Steve Mandanda (©AFP)
Steve Mandanda (©AFP)

Mandanda after retirement: ‘My days are endless and empty’

Reading Time: 5min | Tue. 12.05.26. | 13:45

In his upcoming book, former Marseille captain described his physiological problems after retirement

Just like thousands of footballers before him, Steve Mandanda decided to hang his boots and announce retirement. At 40 years old, the Dr Congo born goalkeeper came to the natural end of his career and since he was unable to find another club decided to call it quits. "Frenchie", as he is called among his relatives for choosing to play for France instead of native Congo is Marseille’s legend. Mandanda holds the club’s record for most games played for Olympique (613 matches) and he is also a World Cup champion from 2018 (35 caps for the French national team). An interesting person himself, Mandanda decided to publish is biography, as many players before him. Titled “Les jours d'apres” (“The days after”), his book is due to come out on May 13th.

In the book, Mandanda honestly describes, among other things, the aftermath of his retirement and L’Equipe had an opportunity to see the book and quote some of its parts.

For the past few weeks, very little has had any flavor. It’s July, I’m alone, it’s hot, the window is half-open. My days are endless and empty. Empty of energy. Empty of meaning. I’m not doing well. I’m doing nothing, absolutely nothing. Well, I did play padel this morning with a friend (...) He has a job. What am I going to become? What am I doing with my life, with my days? I’m sinking in silence (...) I didn’t want to stop completely, too aware that I loved this life (...) I’m unemployed, lying on my sofa without even knowing what I’m waiting for, without knowing what I want. I don’t want anything” wrote Mandanda.

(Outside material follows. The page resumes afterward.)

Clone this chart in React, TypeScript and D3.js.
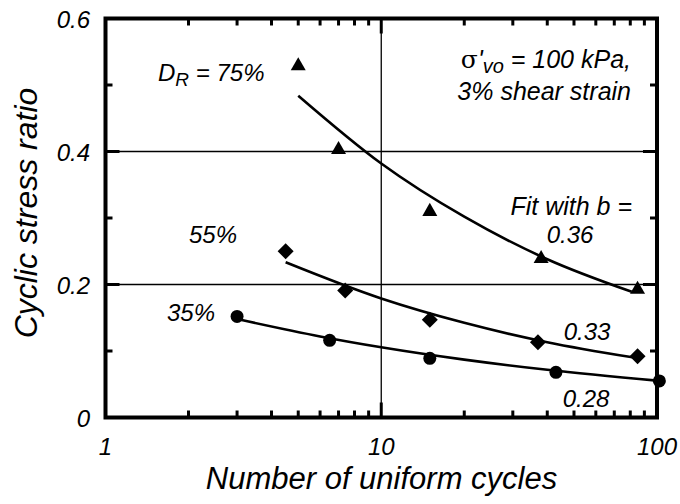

The former French goalkeeper basically faced a major psychological crisis after finishing his career.

What is my playing field, anyway? The sofa? The house? Pacing back and forth? What am I, who am I? What am I even capable of doing, after twenty-five years at the highest level? I have no schedule, no rhythm, no appointments, nothing. It’s catastrophic, I see myself from above… I don’t like anything about my life right now. I think I’m unhappy. Or at least lost. I have no bearings. I no longer have my two goalposts or the game in front of me. I no longer have the locker room, the captain’s armband, the looks, the words, the jokes, the teammates, our coffees, the team talks, the training camps, the planes, the specific sessions, the video, the halftimes, the crisp passes. What’s at stake in the dead of July? How do you turn things around? I feel useless. (...) Yesterday was a terrible day. I did absolutely nothing, to the point where I lost track of the days, like summer vacation when they all end up looking the same. It wasn’t going well (...) Maybe I could have handled this ending differently. Maybe I could have anticipated it. These thoughts just popped into my head, without any clear answers”.

Mandanda also writes about his physical decline, as he was no longer in full training.

I’ve gained three or four kilos and it’s no longer acceptable. When I’m not doing anything, I tend to eat, to drink sodas—a bad combination. It’s a real vicious cycle: I go out less because I don’t want people to see me like this. I isolate myself. When I wake up, in the mirror, I see the dark circles under my eyes. And so on… I’ve gone from twenty-five years of a meticulously planned daily life to… nothing. No schedules, no rhythm. The feeling of emptiness is abysmal some days… The weeks are very similar. Yes, but at least I’m filling them little by little. I force myself to get up in the morning, I impose a rhythm, a schedule, however light it may still be. I extricate myself as much as possible from the loneliness, the rumination, the emptiness, and the pointlessness” he confesses.

Gradually, his mental state stabilized, as he took advice from former players who experienced the same problems after finishing their careers.

A year later, though, I can say that I’m doing better. I sincerely think I’ve processed it. I’ve moved on, yes. I no longer feel negative emotions, I no longer have those strange thoughts that used to cross my mind… Patrice Evra told me he went through the same things as me when he ended his career, felt the same things, a kind of carbon copy of my own life. That emptiness at first, that feeling of uselessness, that thing that goes around in circles where you tell yourself you’re not doing anything interesting. That desire, at one point, to want to do everything at once, to be everywhere to keep busy, and perhaps to exist a little longer without it leading to anything, in the end, a kind of illusion, at the risk of losing yourself” says Mandanda.

Luckily, the former Marseille captain has since recovered mentally and said to L’Equipe that he has now found a sense of calm and peace within himself.

You might say I could have seen them coming, these ‘days after.’ But I believe that meticulously planning a career change wouldn’t have changed anything. Perhaps it would have softened the blow, but still, it wouldn’t have altered the fact that there’s nothing stronger than the pitch, the locker room, the match, the adrenaline, the roar of the stadium. The ‘days after’ are about truly accepting that it’s over, accepting the void that football leaves when it stops without succumbing to it. It’s about remembering the good times” wrote the former France international.